Snoozer: After the ultra-interesting opener, the out-of-league games offer little. We’ll go with UMass as the foe with the least to offer after a 1-11 run through the MAC a year ago. The Minutemen’s schedule is brutal, with games against Boston College, Colorado and Vanderbilt before the trip to Penn State.
Nonconference challenge: The August trip to Ireland to face Central Florida, which beat PSU last year in State College, jumps off the page. Franklin likes to joke that when he took the job in January and heard about the season opener in Dublin, he thought it was Ohio. Blake Bortles is gone for UCF, but the Knights return plenty, especially on defense, from a team that won the Fiesta Bowl last season. Penn State figures to get plenty of support at the 82,000-seat Croke Park, but the whole thing will feel foreign. And nothing would pop the Franklin bubble like an opening-game loss.

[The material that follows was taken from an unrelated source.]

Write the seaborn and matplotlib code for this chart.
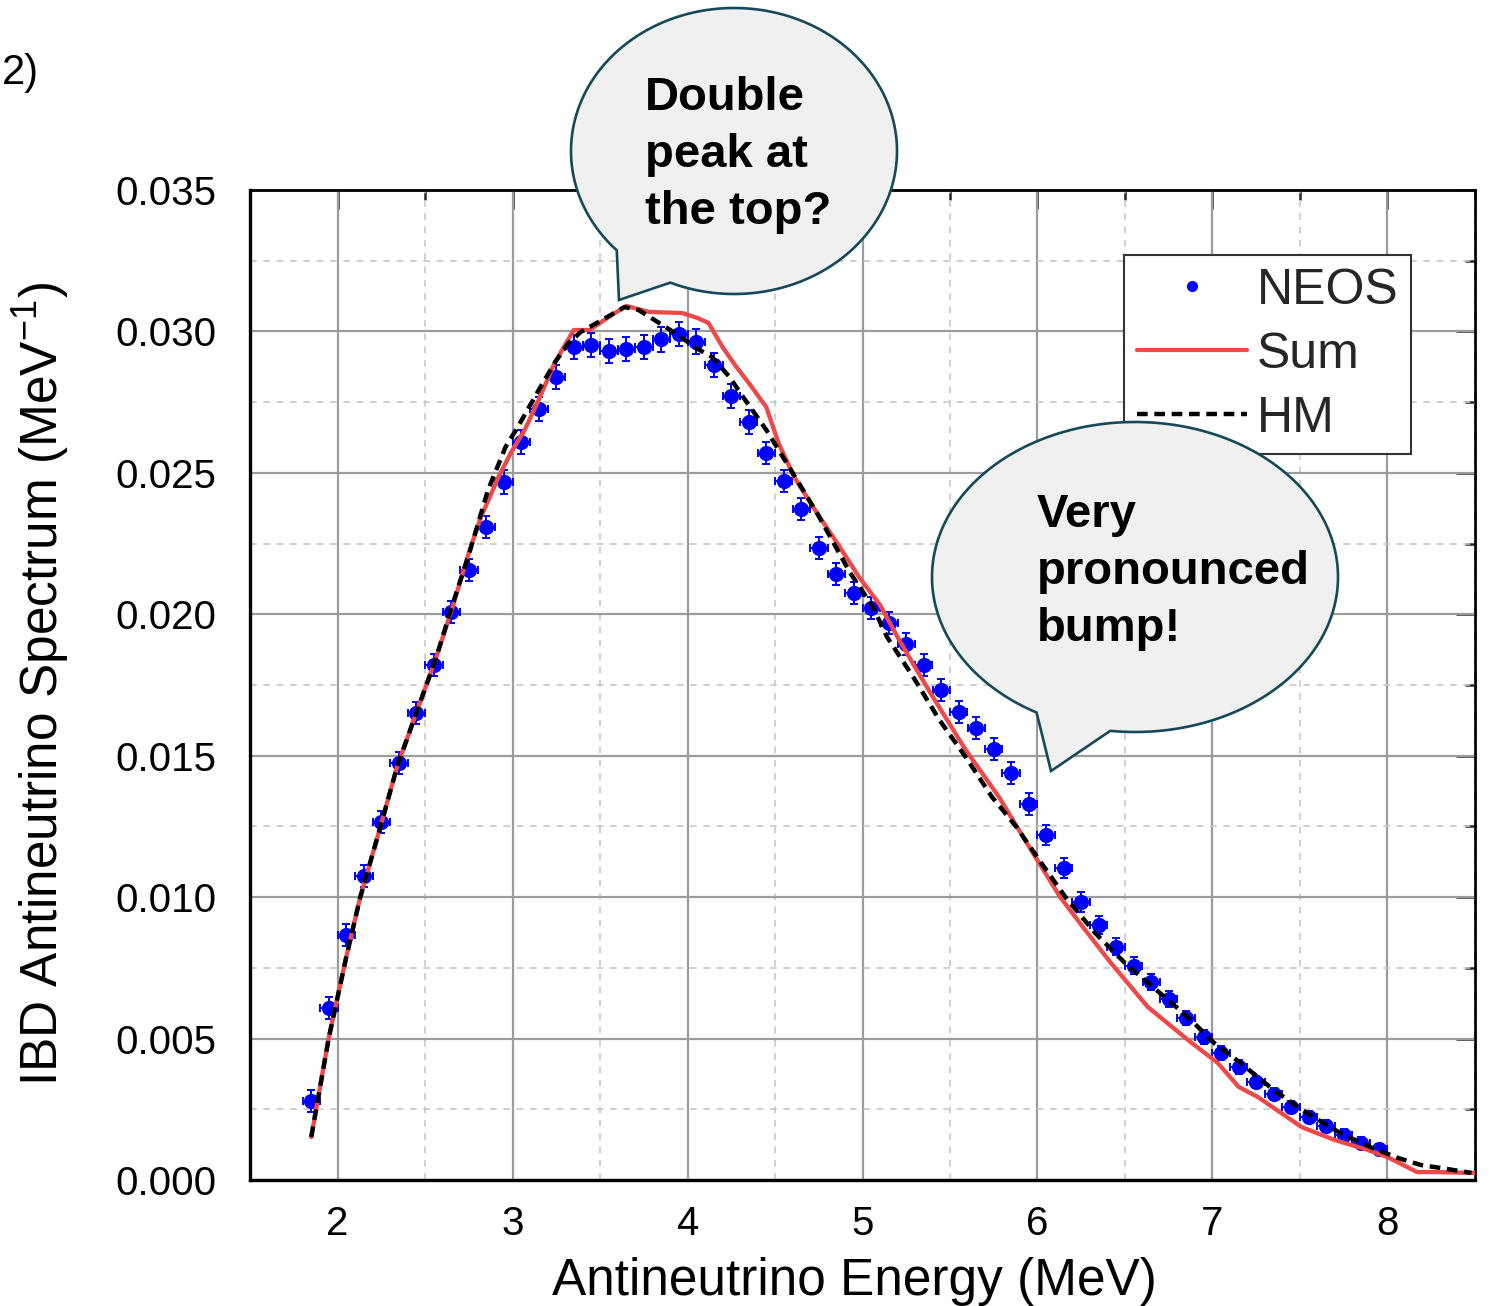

Analysis: After the tricky first three weeks, featuring the trip to Ireland and rekindling the series with Rutgers -- scheduled as a nonleague game before the Scarlet Knights accepted an invite to join the Big Ten -- it gets fairly standard. The Lions don’t have to worry about the top three teams in the West, dropping Nebraska from the schedule after three straight losses to the Huskers in crossover play. Considering the sanctions in place, it would be nice to give Franklin a layup in his opener. Instead, the outcome against UCF figures to set a tone that will carry into October. Home games against Ohio State and Michigan State are nice, but are either truly winnable? A bowl ban remains in place, though some hope exists that the NCAA might reduce it from four years to two, allowing Penn State to play this year in the postseason.